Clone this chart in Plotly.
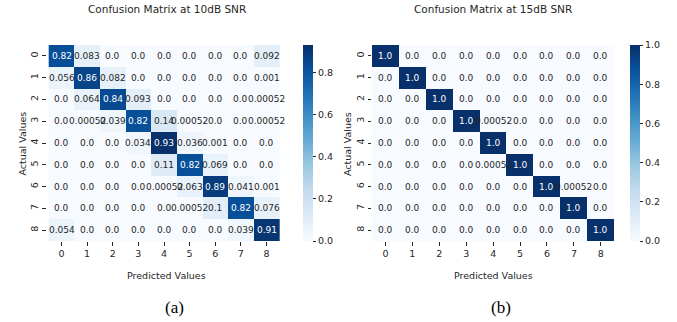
import plotly.graph_objects as go

labels = ["0", "1", "2", "3", "4", "5", "6", "7", "8"]

cm_10db = [
    [0.82, 0.083, 0.0, 0.0, 0.0, 0.0, 0.0, 0.0, 0.092],
    [0.056, 0.86, 0.082, 0.0, 0.0, 0.0, 0.0, 0.0, 0.001],
    [0.0, 0.064, 0.84, 0.093, 0.0, 0.0, 0.0, 0.0, 0.00052],
    [0.0, 0.00052, 0.039, 0.82, 0.14, 0.00052, 0.0, 0.0, 0.00052],
    [0.0, 0.0, 0.0, 0.034, 0.93, 0.036, 0.001, 0.0, 0.0],
    [0.0, 0.0, 0.0, 0.0, 0.11, 0.82, 0.069, 0.0, 0.0],
    [0.0, 0.0, 0.0, 0.0, 0.00052, 0.063, 0.89, 0.041, 0.001],
    [0.0, 0.0, 0.0, 0.0, 0.0, 0.00052, 0.1, 0.82, 0.076],
    [0.054, 0.0, 0.0, 0.0, 0.0, 0.0, 0.0, 0.039, 0.91],
]

cm_15db = [
    [1.0, 0.0, 0.0, 0.0, 0.0, 0.0, 0.0, 0.0, 0.0],
    [0.0, 1.0, 0.0, 0.0, 0.0, 0.0, 0.0, 0.0, 0.0],
    [0.0, 0.0, 1.0, 0.0, 0.0, 0.0, 0.0, 0.0, 0.0],
    [0.0, 0.0, 0.0, 1.0, 0.00052, 0.0, 0.0, 0.0, 0.0],
    [0.0, 0.0, 0.0, 0.0, 1.0, 0.0, 0.0, 0.0, 0.0],
    [0.0, 0.0, 0.0, 0.0, 0.00052, 1.0, 0.0, 0.0, 0.0],
    [0.0, 0.0, 0.0, 0.0, 0.0, 0.0, 1.0, 0.00052, 0.0],
    [0.0, 0.0, 0.0, 0.0, 0.0, 0.0, 0.0, 1.0, 0.0],
    [0.0, 0.0, 0.0, 0.0, 0.0, 0.0, 0.0, 0.0, 1.0],
]

titles = ["Confusion Matrix at 10dB SNR", "Confusion Matrix at 15dB SNR"]
subcaptions = ["(a)", "(b)"]

blues_hex = ["#f7fbff", "#deebf7", "#c6dbef", "#9ecae1", "#6baed6",
             "#4292c6", "#2171b5", "#08519c", "#08306b"]
colorscale = [[i / 8, c] for i, c in enumerate(blues_hex)]

FONT = "DejaVu Sans"
DARK = "#262626"
W, H = 677, 322


def hex2rgb(h):
    h = h.lstrip("#")
    return [int(h[i:i + 2], 16) / 255 for i in (0, 2, 4)]


def cmap(t):
    t = min(max(t, 0.0), 1.0)
    pos = t * 8
    i = min(int(pos), 7)
    f = pos - i
    a, b = hex2rgb(blues_hex[i]), hex2rgb(blues_hex[i + 1])
    return [a[k] + (b[k] - a[k]) * f for k in range(3)]


def lum(rgb):
    out = []
    for c in rgb:
        out.append(c / 12.92 if c <= 0.03928 else ((c + 0.055) / 1.055) ** 2.4)
    return 0.2126 * out[0] + 0.7152 * out[1] + 0.0722 * out[2]


# layout in pixels (top-left origin)
panels = [
    dict(x0=46.5, x1=287, cbx=302.5, tick_vals=[0, 0.2, 0.4, 0.6, 0.8]),
    dict(x0=372, x1=614.3, cbx=630, tick_vals=[0, 0.2, 0.4, 0.6, 0.8, 1.0]),
]
top_px, bot_px = 45, 241

fig = go.Figure()
annotations = []
ydom = [1 - bot_px / H, 1 - top_px / H]

for k, (cm, panel) in enumerate(zip([cm_10db, cm_15db], panels)):
    xa = "x" if k == 0 else "x2"
    ya = "y" if k == 0 else "y2"
    zmax = max(max(r) for r in cm)
    fig.add_trace(go.Heatmap(
        z=cm, x=labels, y=labels, xaxis=xa, yaxis=ya,
        colorscale=colorscale, zmin=0, zmax=zmax, xgap=0, ygap=0,
        hoverinfo="skip",
        colorbar=dict(
            x=panel["cbx"] / W, xanchor="left", xpad=0, ypad=0,
            y=(ydom[0] + ydom[1]) / 2, yanchor="middle",
            len=(bot_px - top_px) / H, lenmode="fraction",
            thickness=10, thicknessmode="pixels", outlinewidth=0,
            ticks="outside", ticklen=3.5, tickwidth=0.8, tickcolor=DARK,
            tickvals=panel["tick_vals"], tickformat=".1f",
            tickfont=dict(family=FONT, size=9.5, color=DARK),
        ),
    ))
    for i, row in enumerate(cm):
        for j, v in enumerate(row):
            col = "#ffffff" if lum(cmap(v / zmax)) <= 0.408 else DARK
            annotations.append(dict(
                x=labels[j], y=labels[i], xref=xa, yref=ya, text=str(v),
                showarrow=False, font=dict(family=FONT, size=9, color=col),
            ))
    axis_common = dict(
        ticks="outside", ticklen=3.5, tickwidth=0.8, tickcolor=DARK,
        showgrid=False, zeroline=False, showline=False,
        tickfont=dict(family=FONT, size=9.5, color=DARK),
    )
    fig.update_layout(**{
        ("xaxis" if k == 0 else "xaxis2"): dict(
            domain=[panel["x0"] / W, panel["x1"] / W], anchor=ya,
            **axis_common),
        ("yaxis" if k == 0 else "yaxis2"): dict(
            domain=ydom, anchor=xa, autorange="reversed", tickangle=-90,
            **axis_common),
    })
    cx = (panel["x0"] + panel["x1"]) / 2
    annotations.append(dict(
        x=cx / W, y=1 - 8.5 / H, xref="paper", yref="paper",
        text=titles[k], showarrow=False, xanchor="center", yanchor="middle",
        font=dict(family=FONT, size=10.5, color=DARK)))
    annotations.append(dict(
        x=cx / W, y=1 - 275 / H, xref="paper", yref="paper",
        text="Predicted Values", showarrow=False, xanchor="center",
        yanchor="middle", font=dict(family=FONT, size=9.5, color=DARK)))
    annotations.append(dict(
        x=(panel["x0"] - 25) / W, y=1 - 144 / H, xref="paper", yref="paper",
        text="Actual Values", showarrow=False, textangle=-90,
        xanchor="center", yanchor="middle",
        font=dict(family=FONT, size=9.5, color=DARK)))
    annotations.append(dict(
        x=(cx + 8) / W, y=1 - 307 / H, xref="paper", yref="paper",
        text=subcaptions[k], showarrow=False, xanchor="center",
        yanchor="middle",
        font=dict(family="Liberation Serif", size=17, color="#000000")))

fig.update_layout(
    width=W, height=H, margin=dict(l=0, r=0, t=0, b=0),
    paper_bgcolor="white", plot_bgcolor="white",
    annotations=annotations, showlegend=False,
)

fig.write_html("out.html")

::::::::

Exercise aim: From the data above, write out everything exactly except the pictures.

Response to the exercise:
Clone this chart in Plotly.
import plotly.graph_objects as go

labels = ["0", "1", "2", "3", "4", "5", "6", "7", "8"]

cm_10db = [
    [0.82, 0.083, 0.0, 0.0, 0.0, 0.0, 0.0, 0.0, 0.092],
    [0.056, 0.86, 0.082, 0.0, 0.0, 0.0, 0.0, 0.0, 0.001],
    [0.0, 0.064, 0.84, 0.093, 0.0, 0.0, 0.0, 0.0, 0.00052],
    [0.0, 0.00052, 0.039, 0.82, 0.14, 0.00052, 0.0, 0.0, 0.00052],
    [0.0, 0.0, 0.0, 0.034, 0.93, 0.036, 0.001, 0.0, 0.0],
    [0.0, 0.0, 0.0, 0.0, 0.11, 0.82, 0.069, 0.0, 0.0],
    [0.0, 0.0, 0.0, 0.0, 0.00052, 0.063, 0.89, 0.041, 0.001],
    [0.0, 0.0, 0.0, 0.0, 0.0, 0.00052, 0.1, 0.82, 0.076],
    [0.054, 0.0, 0.0, 0.0, 0.0, 0.0, 0.0, 0.039, 0.91],
]

cm_15db = [
    [1.0, 0.0, 0.0, 0.0, 0.0, 0.0, 0.0, 0.0, 0.0],
    [0.0, 1.0, 0.0, 0.0, 0.0, 0.0, 0.0, 0.0, 0.0],
    [0.0, 0.0, 1.0, 0.0, 0.0, 0.0, 0.0, 0.0, 0.0],
    [0.0, 0.0, 0.0, 1.0, 0.00052, 0.0, 0.0, 0.0, 0.0],
    [0.0, 0.0, 0.0, 0.0, 1.0, 0.0, 0.0, 0.0, 0.0],
    [0.0, 0.0, 0.0, 0.0, 0.00052, 1.0, 0.0, 0.0, 0.0],
    [0.0, 0.0, 0.0, 0.0, 0.0, 0.0, 1.0, 0.00052, 0.0],
    [0.0, 0.0, 0.0, 0.0, 0.0, 0.0, 0.0, 1.0, 0.0],
    [0.0, 0.0, 0.0, 0.0, 0.0, 0.0, 0.0, 0.0, 1.0],
]

titles = ["Confusion Matrix at 10dB SNR", "Confusion Matrix at 15dB SNR"]
subcaptions = ["(a)", "(b)"]

blues_hex = ["#f7fbff", "#deebf7", "#c6dbef", "#9ecae1", "#6baed6",
             "#4292c6", "#2171b5", "#08519c", "#08306b"]
colorscale = [[i / 8, c] for i, c in enumerate(blues_hex)]

FONT = "DejaVu Sans"
DARK = "#262626"
W, H = 677, 322


def hex2rgb(h):
    h = h.lstrip("#")
    return [int(h[i:i + 2], 16) / 255 for i in (0, 2, 4)]


def cmap(t):
    t = min(max(t, 0.0), 1.0)
    pos = t * 8
    i = min(int(pos), 7)
    f = pos - i
    a, b = hex2rgb(blues_hex[i]), hex2rgb(blues_hex[i + 1])
    return [a[k] + (b[k] - a[k]) * f for k in range(3)]


def lum(rgb):
    out = []
    for c in rgb:
        out.append(c / 12.92 if c <= 0.03928 else ((c + 0.055) / 1.055) ** 2.4)
    return 0.2126 * out[0] + 0.7152 * out[1] + 0.0722 * out[2]


# layout in pixels (top-left origin)
panels = [
    dict(x0=46.5, x1=287, cbx=302.5, tick_vals=[0, 0.2, 0.4, 0.6, 0.8]),
    dict(x0=372, x1=614.3, cbx=630, tick_vals=[0, 0.2, 0.4, 0.6, 0.8, 1.0]),
]
top_px, bot_px = 45, 241

fig = go.Figure()
annotations = []
ydom = [1 - bot_px / H, 1 - top_px / H]

for k, (cm, panel) in enumerate(zip([cm_10db, cm_15db], panels)):
    xa = "x" if k == 0 else "x2"
    ya = "y" if k == 0 else "y2"
    zmax = max(max(r) for r in cm)
    fig.add_trace(go.Heatmap(
        z=cm, x=labels, y=labels, xaxis=xa, yaxis=ya,
        colorscale=colorscale, zmin=0, zmax=zmax, xgap=0, ygap=0,
        hoverinfo="skip",
        colorbar=dict(
            x=panel["cbx"] / W, xanchor="left", xpad=0, ypad=0,
            y=(ydom[0] + ydom[1]) / 2, yanchor="middle",
            len=(bot_px - top_px) / H, lenmode="fraction",
            thickness=10, thicknessmode="pixels", outlinewidth=0,
            ticks="outside", ticklen=3.5, tickwidth=0.8, tickcolor=DARK,
            tickvals=panel["tick_vals"], tickformat=".1f",
            tickfont=dict(family=FONT, size=9.5, color=DARK),
        ),
    ))
    for i, row in enumerate(cm):
        for j, v in enumerate(row):
            col = "#ffffff" if lum(cmap(v / zmax)) <= 0.408 else DARK
            annotations.append(dict(
                x=labels[j], y=labels[i], xref=xa, yref=ya, text=str(v),
                showarrow=False, font=dict(family=FONT, size=9, color=col),
            ))
    axis_common = dict(
        ticks="outside", ticklen=3.5, tickwidth=0.8, tickcolor=DARK,
        showgrid=False, zeroline=False, showline=False,
        tickfont=dict(family=FONT, size=9.5, color=DARK),
    )
    fig.update_layout(**{
        ("xaxis" if k == 0 else "xaxis2"): dict(
            domain=[panel["x0"] / W, panel["x1"] / W], anchor=ya,
            **axis_common),
        ("yaxis" if k == 0 else "yaxis2"): dict(
            domain=ydom, anchor=xa, autorange="reversed", tickangle=-90,
            **axis_common),
    })
    cx = (panel["x0"] + panel["x1"]) / 2
    annotations.append(dict(
        x=cx / W, y=1 - 8.5 / H, xref="paper", yref="paper",
        text=titles[k], showarrow=False, xanchor="center", yanchor="middle",
        font=dict(family=FONT, size=10.5, color=DARK)))
    annotations.append(dict(
        x=cx / W, y=1 - 275 / H, xref="paper", yref="paper",
        text="Predicted Values", showarrow=False, xanchor="center",
        yanchor="middle", font=dict(family=FONT, size=9.5, color=DARK)))
    annotations.append(dict(
        x=(panel["x0"] - 25) / W, y=1 - 144 / H, xref="paper", yref="paper",
        text="Actual Values", showarrow=False, textangle=-90,
        xanchor="center", yanchor="middle",
        font=dict(family=FONT, size=9.5, color=DARK)))
    annotations.append(dict(
        x=(cx + 8) / W, y=1 - 307 / H, xref="paper", yref="paper",
        text=subcaptions[k], showarrow=False, xanchor="center",
        yanchor="middle",
        font=dict(family="Liberation Serif", size=17, color="#000000")))

fig.update_layout(
    width=W, height=H, margin=dict(l=0, r=0, t=0, b=0),
    paper_bgcolor="white", plot_bgcolor="white",
    annotations=annotations, showlegend=False,
)

fig.write_html("out.html")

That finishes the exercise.